» Required task
Write out exactly, please, every line from the beginning of the entries to the line holding "1.00000, 1.00000, 1.00000];", and no pictures.
———
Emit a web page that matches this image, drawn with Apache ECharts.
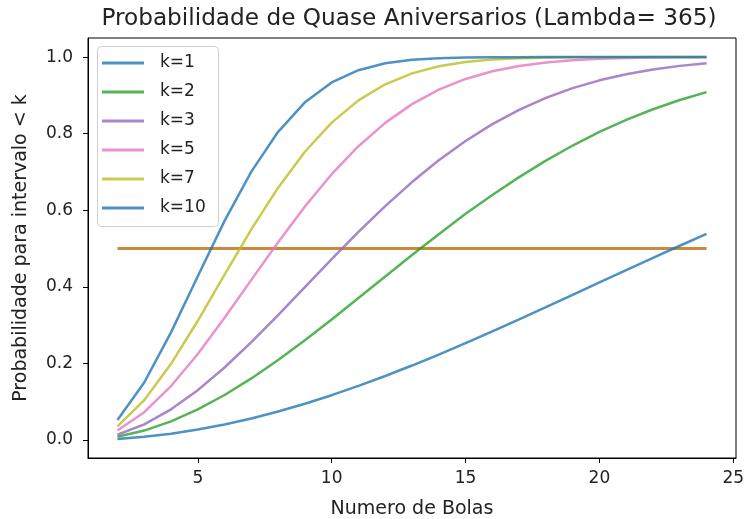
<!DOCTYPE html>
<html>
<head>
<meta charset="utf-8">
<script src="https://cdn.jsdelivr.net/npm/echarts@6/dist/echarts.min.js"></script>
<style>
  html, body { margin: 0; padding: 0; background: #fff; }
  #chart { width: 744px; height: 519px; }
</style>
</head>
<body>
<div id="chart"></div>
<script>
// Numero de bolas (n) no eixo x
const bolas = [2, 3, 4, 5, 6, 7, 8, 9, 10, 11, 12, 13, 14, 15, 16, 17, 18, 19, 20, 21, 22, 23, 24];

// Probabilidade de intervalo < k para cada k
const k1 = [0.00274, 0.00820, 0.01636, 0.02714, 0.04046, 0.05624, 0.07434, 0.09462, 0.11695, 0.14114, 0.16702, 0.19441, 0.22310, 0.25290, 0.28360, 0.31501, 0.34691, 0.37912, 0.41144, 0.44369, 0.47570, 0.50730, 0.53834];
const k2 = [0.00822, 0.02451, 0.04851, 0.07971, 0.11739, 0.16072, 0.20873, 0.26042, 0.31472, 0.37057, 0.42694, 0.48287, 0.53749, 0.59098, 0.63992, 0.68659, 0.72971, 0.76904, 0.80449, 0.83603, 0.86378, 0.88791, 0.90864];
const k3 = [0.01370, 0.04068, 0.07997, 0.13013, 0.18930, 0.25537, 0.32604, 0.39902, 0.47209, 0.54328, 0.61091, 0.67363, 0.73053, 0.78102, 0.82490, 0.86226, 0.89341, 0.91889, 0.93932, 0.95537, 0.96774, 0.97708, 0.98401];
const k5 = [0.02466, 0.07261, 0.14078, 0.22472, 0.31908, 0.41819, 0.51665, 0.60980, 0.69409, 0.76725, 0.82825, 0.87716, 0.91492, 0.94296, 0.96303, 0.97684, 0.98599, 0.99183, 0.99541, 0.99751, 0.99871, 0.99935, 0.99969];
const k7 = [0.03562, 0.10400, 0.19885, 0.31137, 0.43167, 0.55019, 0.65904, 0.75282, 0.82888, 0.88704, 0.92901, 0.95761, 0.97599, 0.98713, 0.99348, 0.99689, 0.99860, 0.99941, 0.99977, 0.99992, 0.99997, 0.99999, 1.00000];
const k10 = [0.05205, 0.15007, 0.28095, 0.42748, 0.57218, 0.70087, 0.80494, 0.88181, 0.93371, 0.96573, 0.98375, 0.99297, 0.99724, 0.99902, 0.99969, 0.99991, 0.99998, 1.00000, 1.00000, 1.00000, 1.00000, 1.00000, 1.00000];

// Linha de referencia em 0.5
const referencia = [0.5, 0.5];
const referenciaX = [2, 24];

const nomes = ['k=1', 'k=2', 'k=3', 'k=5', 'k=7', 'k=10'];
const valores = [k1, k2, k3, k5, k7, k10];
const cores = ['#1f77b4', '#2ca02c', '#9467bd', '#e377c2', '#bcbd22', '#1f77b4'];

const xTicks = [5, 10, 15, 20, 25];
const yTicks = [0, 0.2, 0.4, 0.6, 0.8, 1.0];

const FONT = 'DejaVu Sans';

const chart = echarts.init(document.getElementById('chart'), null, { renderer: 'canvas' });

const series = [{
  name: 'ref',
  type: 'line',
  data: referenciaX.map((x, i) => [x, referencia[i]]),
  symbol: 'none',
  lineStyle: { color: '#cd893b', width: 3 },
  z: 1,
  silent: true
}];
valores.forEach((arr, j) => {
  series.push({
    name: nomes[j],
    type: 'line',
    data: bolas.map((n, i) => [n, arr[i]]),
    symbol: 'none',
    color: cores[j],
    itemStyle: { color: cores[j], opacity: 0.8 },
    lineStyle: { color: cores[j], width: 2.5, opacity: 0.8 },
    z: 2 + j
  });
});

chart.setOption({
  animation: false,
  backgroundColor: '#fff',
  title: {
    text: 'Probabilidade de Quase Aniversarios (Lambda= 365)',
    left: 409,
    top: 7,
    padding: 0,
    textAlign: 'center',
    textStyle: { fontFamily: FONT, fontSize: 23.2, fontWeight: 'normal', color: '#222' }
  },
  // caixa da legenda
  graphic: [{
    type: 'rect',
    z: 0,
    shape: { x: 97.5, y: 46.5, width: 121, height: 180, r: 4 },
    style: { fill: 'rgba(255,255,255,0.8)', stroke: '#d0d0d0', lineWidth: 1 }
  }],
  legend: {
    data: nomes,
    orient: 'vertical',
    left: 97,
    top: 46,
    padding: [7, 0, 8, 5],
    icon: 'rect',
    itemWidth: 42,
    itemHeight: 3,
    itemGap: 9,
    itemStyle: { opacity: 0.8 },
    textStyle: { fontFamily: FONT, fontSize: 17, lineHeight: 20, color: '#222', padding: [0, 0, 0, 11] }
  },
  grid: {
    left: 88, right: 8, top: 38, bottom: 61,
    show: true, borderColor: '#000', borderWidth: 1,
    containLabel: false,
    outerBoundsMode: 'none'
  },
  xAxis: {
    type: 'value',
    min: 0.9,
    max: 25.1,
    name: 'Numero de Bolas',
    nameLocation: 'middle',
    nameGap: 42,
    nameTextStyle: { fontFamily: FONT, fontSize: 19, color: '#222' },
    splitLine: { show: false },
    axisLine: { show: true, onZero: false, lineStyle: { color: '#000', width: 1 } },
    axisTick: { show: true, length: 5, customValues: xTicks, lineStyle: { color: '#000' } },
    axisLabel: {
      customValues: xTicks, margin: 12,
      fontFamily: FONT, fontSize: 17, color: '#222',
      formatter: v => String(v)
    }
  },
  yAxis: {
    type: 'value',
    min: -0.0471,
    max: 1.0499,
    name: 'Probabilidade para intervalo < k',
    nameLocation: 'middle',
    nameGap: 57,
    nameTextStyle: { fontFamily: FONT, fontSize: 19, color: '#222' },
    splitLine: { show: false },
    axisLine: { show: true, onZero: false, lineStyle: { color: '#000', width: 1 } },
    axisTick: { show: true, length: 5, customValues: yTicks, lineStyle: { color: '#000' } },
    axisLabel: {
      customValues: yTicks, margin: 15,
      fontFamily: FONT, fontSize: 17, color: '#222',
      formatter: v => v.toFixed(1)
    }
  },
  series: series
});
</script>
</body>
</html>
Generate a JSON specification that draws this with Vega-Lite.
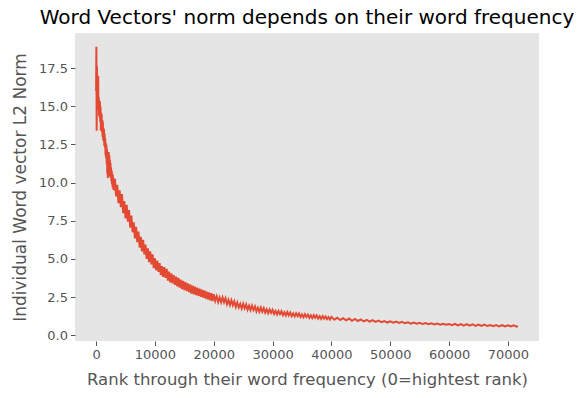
———
» Complete response
Emit a web page that matches this image, drawn with Apache ECharts.
<!DOCTYPE html>
<html>
<head>
<meta charset="utf-8">
<script src="https://cdn.jsdelivr.net/npm/echarts@6/dist/echarts.min.js"></script>
<style>
  html, body { margin: 0; padding: 0; background: #fff; }
  #chart { width: 744px; height: 519px; }
</style>
</head>
<body>
<div id="chart"></div>
<script>
// Numero de bolas (n) no eixo x
const bolas = [2, 3, 4, 5, 6, 7, 8, 9, 10, 11, 12, 13, 14, 15, 16, 17, 18, 19, 20, 21, 22, 23, 24];

// Probabilidade de intervalo < k para cada k
const k1 = [0.00274, 0.00820, 0.01636, 0.02714, 0.04046, 0.05624, 0.07434, 0.09462, 0.11695, 0.14114, 0.16702, 0.19441, 0.22310, 0.25290, 0.28360, 0.31501, 0.34691, 0.37912, 0.41144, 0.44369, 0.47570, 0.50730, 0.53834];
const k2 = [0.00822, 0.02451, 0.04851, 0.07971, 0.11739, 0.16072, 0.20873, 0.26042, 0.31472, 0.37057, 0.42694, 0.48287, 0.53749, 0.59098, 0.63992, 0.68659, 0.72971, 0.76904, 0.80449, 0.83603, 0.86378, 0.88791, 0.90864];
const k3 = [0.01370, 0.04068, 0.07997, 0.13013, 0.18930, 0.25537, 0.32604, 0.39902, 0.47209, 0.54328, 0.61091, 0.67363, 0.73053, 0.78102, 0.82490, 0.86226, 0.89341, 0.91889, 0.93932, 0.95537, 0.96774, 0.97708, 0.98401];
const k5 = [0.02466, 0.07261, 0.14078, 0.22472, 0.31908, 0.41819, 0.51665, 0.60980, 0.69409, 0.76725, 0.82825, 0.87716, 0.91492, 0.94296, 0.96303, 0.97684, 0.98599, 0.99183, 0.99541, 0.99751, 0.99871, 0.99935, 0.99969];
const k7 = [0.03562, 0.10400, 0.19885, 0.31137, 0.43167, 0.55019, 0.65904, 0.75282, 0.82888, 0.88704, 0.92901, 0.95761, 0.97599, 0.98713, 0.99348, 0.99689, 0.99860, 0.99941, 0.99977, 0.99992, 0.99997, 0.99999, 1.00000];
const k10 = [0.05205, 0.15007, 0.28095, 0.42748, 0.57218, 0.70087, 0.80494, 0.88181, 0.93371, 0.96573, 0.98375, 0.99297, 0.99724, 0.99902, 0.99969, 0.99991, 0.99998, 1.00000, 1.00000, 1.00000, 1.00000, 1.00000, 1.00000];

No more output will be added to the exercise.